-- start of DATA EXCERPT --
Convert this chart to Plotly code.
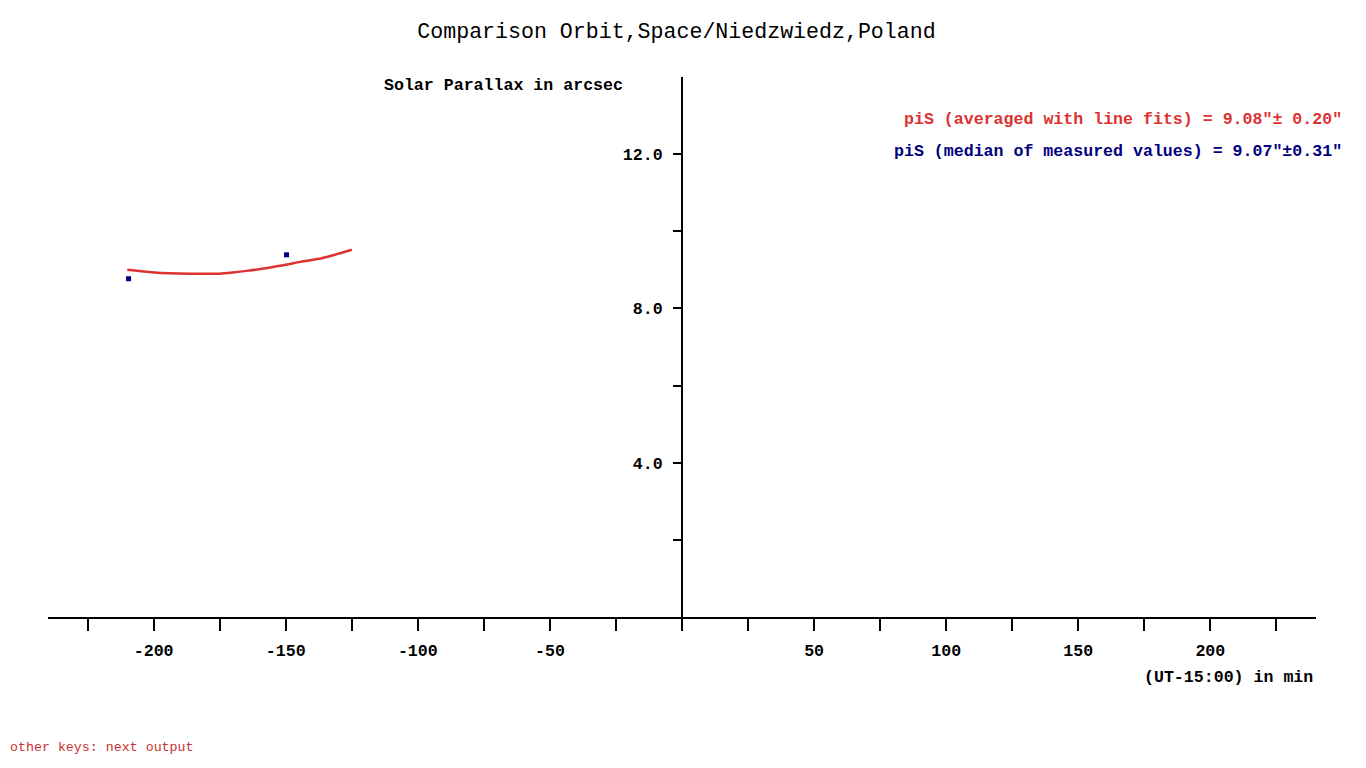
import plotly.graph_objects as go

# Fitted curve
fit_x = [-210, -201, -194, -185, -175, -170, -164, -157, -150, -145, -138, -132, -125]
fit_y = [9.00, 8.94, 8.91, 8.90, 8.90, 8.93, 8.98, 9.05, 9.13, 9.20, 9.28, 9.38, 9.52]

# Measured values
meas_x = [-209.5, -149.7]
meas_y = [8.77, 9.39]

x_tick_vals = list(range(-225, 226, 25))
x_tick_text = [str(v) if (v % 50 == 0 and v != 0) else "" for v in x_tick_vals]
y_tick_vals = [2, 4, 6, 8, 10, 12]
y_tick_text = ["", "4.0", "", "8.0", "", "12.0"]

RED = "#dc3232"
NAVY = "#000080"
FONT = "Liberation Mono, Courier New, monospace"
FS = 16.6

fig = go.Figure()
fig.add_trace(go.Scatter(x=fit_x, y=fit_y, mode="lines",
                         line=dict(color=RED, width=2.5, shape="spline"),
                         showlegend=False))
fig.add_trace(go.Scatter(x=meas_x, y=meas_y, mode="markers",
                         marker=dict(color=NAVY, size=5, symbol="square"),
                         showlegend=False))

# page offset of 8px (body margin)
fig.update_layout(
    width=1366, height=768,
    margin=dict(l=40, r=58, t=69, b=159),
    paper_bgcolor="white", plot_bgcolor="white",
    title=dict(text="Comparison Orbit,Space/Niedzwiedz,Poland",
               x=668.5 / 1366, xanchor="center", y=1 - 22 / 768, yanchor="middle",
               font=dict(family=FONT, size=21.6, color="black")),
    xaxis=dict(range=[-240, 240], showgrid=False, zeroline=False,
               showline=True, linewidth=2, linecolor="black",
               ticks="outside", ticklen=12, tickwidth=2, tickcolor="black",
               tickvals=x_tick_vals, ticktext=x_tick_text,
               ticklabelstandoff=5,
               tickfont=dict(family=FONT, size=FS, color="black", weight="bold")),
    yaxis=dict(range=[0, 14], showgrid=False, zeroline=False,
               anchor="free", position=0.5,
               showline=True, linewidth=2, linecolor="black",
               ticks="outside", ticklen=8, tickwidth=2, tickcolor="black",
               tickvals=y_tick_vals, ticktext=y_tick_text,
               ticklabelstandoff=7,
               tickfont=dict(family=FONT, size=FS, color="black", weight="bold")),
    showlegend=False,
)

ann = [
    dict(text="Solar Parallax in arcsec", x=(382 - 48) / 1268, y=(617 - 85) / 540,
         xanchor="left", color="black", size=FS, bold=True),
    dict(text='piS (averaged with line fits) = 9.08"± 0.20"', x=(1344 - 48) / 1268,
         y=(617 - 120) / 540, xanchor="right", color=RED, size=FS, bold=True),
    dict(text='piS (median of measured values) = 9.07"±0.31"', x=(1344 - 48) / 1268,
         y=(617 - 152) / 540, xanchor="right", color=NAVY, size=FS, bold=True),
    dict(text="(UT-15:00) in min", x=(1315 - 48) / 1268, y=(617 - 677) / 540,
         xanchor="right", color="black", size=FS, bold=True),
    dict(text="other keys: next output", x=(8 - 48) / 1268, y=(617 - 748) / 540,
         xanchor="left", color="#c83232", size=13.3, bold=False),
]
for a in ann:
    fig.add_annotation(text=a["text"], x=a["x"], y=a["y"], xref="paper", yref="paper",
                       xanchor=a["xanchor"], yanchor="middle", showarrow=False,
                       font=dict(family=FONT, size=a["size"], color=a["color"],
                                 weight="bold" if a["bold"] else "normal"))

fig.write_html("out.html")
-- end of DATA EXCERPT --
→ **THE EXERCISE**
Write out again every line above exactly as given; the pictures do not belong in the copy.

→ **WRITTEN ANSWER**
Convert this chart to Plotly code.
import plotly.graph_objects as go

# Fitted curve
fit_x = [-210, -201, -194, -185, -175, -170, -164, -157, -150, -145, -138, -132, -125]
fit_y = [9.00, 8.94, 8.91, 8.90, 8.90, 8.93, 8.98, 9.05, 9.13, 9.20, 9.28, 9.38, 9.52]

# Measured values
meas_x = [-209.5, -149.7]
meas_y = [8.77, 9.39]

x_tick_vals = list(range(-225, 226, 25))
x_tick_text = [str(v) if (v % 50 == 0 and v != 0) else "" for v in x_tick_vals]
y_tick_vals = [2, 4, 6, 8, 10, 12]
y_tick_text = ["", "4.0", "", "8.0", "", "12.0"]

RED = "#dc3232"
NAVY = "#000080"
FONT = "Liberation Mono, Courier New, monospace"
FS = 16.6

fig = go.Figure()
fig.add_trace(go.Scatter(x=fit_x, y=fit_y, mode="lines",
                         line=dict(color=RED, width=2.5, shape="spline"),
                         showlegend=False))
fig.add_trace(go.Scatter(x=meas_x, y=meas_y, mode="markers",
                         marker=dict(color=NAVY, size=5, symbol="square"),
                         showlegend=False))

# page offset of 8px (body margin)
fig.update_layout(
    width=1366, height=768,
    margin=dict(l=40, r=58, t=69, b=159),
    paper_bgcolor="white", plot_bgcolor="white",
    title=dict(text="Comparison Orbit,Space/Niedzwiedz,Poland",
               x=668.5 / 1366, xanchor="center", y=1 - 22 / 768, yanchor="middle",
               font=dict(family=FONT, size=21.6, color="black")),
    xaxis=dict(range=[-240, 240], showgrid=False, zeroline=False,
               showline=True, linewidth=2, linecolor="black",
               ticks="outside", ticklen=12, tickwidth=2, tickcolor="black",
               tickvals=x_tick_vals, ticktext=x_tick_text,
               ticklabelstandoff=5,
               tickfont=dict(family=FONT, size=FS, color="black", weight="bold")),
    yaxis=dict(range=[0, 14], showgrid=False, zeroline=False,
               anchor="free", position=0.5,
               showline=True, linewidth=2, linecolor="black",
               ticks="outside", ticklen=8, tickwidth=2, tickcolor="black",
               tickvals=y_tick_vals, ticktext=y_tick_text,
               ticklabelstandoff=7,
               tickfont=dict(family=FONT, size=FS, color="black", weight="bold")),
    showlegend=False,
)

ann = [
    dict(text="Solar Parallax in arcsec", x=(382 - 48) / 1268, y=(617 - 85) / 540,
         xanchor="left", color="black", size=FS, bold=True),
    dict(text='piS (averaged with line fits) = 9.08"± 0.20"', x=(1344 - 48) / 1268,
         y=(617 - 120) / 540, xanchor="right", color=RED, size=FS, bold=True),
    dict(text='piS (median of measured values) = 9.07"±0.31"', x=(1344 - 48) / 1268,
         y=(617 - 152) / 540, xanchor="right", color=NAVY, size=FS, bold=True),
    dict(text="(UT-15:00) in min", x=(1315 - 48) / 1268, y=(617 - 677) / 540,
         xanchor="right", color="black", size=FS, bold=True),
    dict(text="other keys: next output", x=(8 - 48) / 1268, y=(617 - 748) / 540,
         xanchor="left", color="#c83232", size=13.3, bold=False),
]
for a in ann:
    fig.add_annotation(text=a["text"], x=a["x"], y=a["y"], xref="paper", yref="paper",
                       xanchor=a["xanchor"], yanchor="middle", showarrow=False,
                       font=dict(family=FONT, size=a["size"], color=a["color"],
                                 weight="bold" if a["bold"] else "normal"))

fig.write_html("out.html")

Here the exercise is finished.